Edited by Aleyna Doche

With the 2020 Presidential Election coming up in fall, it's essential to know how to elect a president. For a person to run for the presidential office, they must meet three requirements. A candidate needs to be a U.S. citizen from birth, at least 35 years old, and has lived in the U.S. for at least 14 years. Candidates are split between the current two main political parties, Democrats and Republicans. The candidates have to campaign and raise funds across the country and compete to win their party's nomination.

Each state either has a Primary or a Caucus, where a decision is made to be the party's candidate. In a Primary, there is a voting process where all eligible voters/citizens can cast a secret ballot for their preferred candidate choice. There are two types of Primaries, closed and open. In an open Primary, all the registered voters can vote for any candidate they want, regardless if they are a Democrat or Republican. In a closed Primary, the registered voters can only vote for candidates of the party they are registered in. Primaries are more common because the process of voting is direct. As of 2020, Nevada, Kentucky, Wyoming, North Dakota, and Iowa are the only states with a Caucus, as do American Samoa, Northern Mariana Islands, Guam, and the Virgin Islands. In a Caucus, there is a meeting arranged on a specific day and time. People vote by raising their hands or breaking into small groups based on their choice of candidate. Only registered voters can attend, and they might have to vote according to the party they are registered with, depending on the election type and their state.

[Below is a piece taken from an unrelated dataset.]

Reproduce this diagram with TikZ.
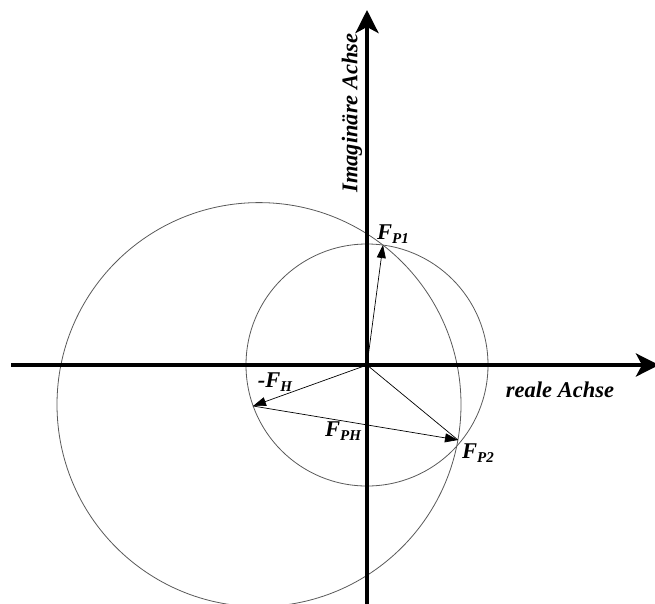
\documentclass[tikz,border=0pt]{standalone}
\usepackage{fontspec}
\setmainfont{Liberation Serif}
\usetikzlibrary{arrows.meta}
\newcommand{\lblF}[1]{\textbf{\textit{F}}\raisebox{-0.35ex}{\fontsize{15}{15}\selectfont\textbf{\textit{#1}}}}
\tikzset{
  axis/.style={line width=4pt,-{Stealth[length=23pt,width=23pt,inset=6pt]}},
  circ/.style={draw=black!65,line width=0.8pt},
  vec/.style={line width=0.7pt,-{Triangle[length=13pt,width=9pt]}},
  plain/.style={line width=0.7pt},
  lbl/.style={font=\fontsize{22.5}{22.5}\selectfont\bfseries\itshape,inner sep=0pt}
}
\begin{document}
\begin{tikzpicture}[x=1pt,y=-1pt]
\useasboundingbox (0,0) rectangle (655,603);
\coordinate (O) at (367,365);
\coordinate (P1) at (383,245);
\coordinate (P2) at (458,440);
\coordinate (H) at (253,406);
\coordinate (C) at (259,404.6);
\coordinate (xl) at (11,365);
\coordinate (xr) at (659,365);
\coordinate (yb) at (367,610);
\coordinate (yt) at (367,10);
% circles
\draw[circ] (O) circle[radius=121];
\draw[circ] (C) circle[radius=202];
% axes
\draw[axis] (xl) -- (xr);
\draw[axis] (yb) -- (yt);
% vectors
\draw[vec] (O) -- (P1);
\draw[vec] (O) -- (H);
\draw[vec] (H) -- (P2);
\draw[plain] (O) -- (P2);
% labels
\node[lbl,rotate=90] (ylab) at (352,113) {Imaginäre Achse};
\node[lbl] (xlab) at (560,390) {reale Achse};
\node[lbl] (lP1) at (393,234) {\lblF{P1}};
\node[lbl] (lH) at (275,382) {-\lblF{H}};
\node[lbl] (lPH) at (343,431) {\lblF{PH}};
\node[lbl] (lP2) at (478,453) {\lblF{P2}};
\end{tikzpicture}
\end{document}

Then the National Convention occurs usually in July or August, where the political parties select one nominee to stand by. Voting in the Primaries and Caucuses is very crucial, because you're deciding your political party's nominee. At the National Convention, the party's Presidential nominee usually announces their Vice President pick. Then until November, the Presidential candidates continue to campaign across the country to win support. On election day, which is the first Tuesday of November, every eligible registered voter casts their vote in the U.S. The process of voting is different in the U.S. from other countries. In the U.S., the President is not chosen directly by the people, instead of a group of officials called the "electors." When people cast their vote on election day, they are voting for the "electors." The number of electors per state is determined by the number of Senators plus the number of representatives in Congress, totaling to 538 electors. Each state or party does it slightly differently, but electors are chosen through a popular vote in the Spring or Summer of the election year, they are usually "loyal or consistent party members." Voting for electors is crucial because you want to make sure you can rely on them to vote for what you want. Each elector casts one vote, and for a Presidential candidate to win, they need 270 or more votes to win. On January 20 of the following year, the elected President officially enters their role as the leader of the United States.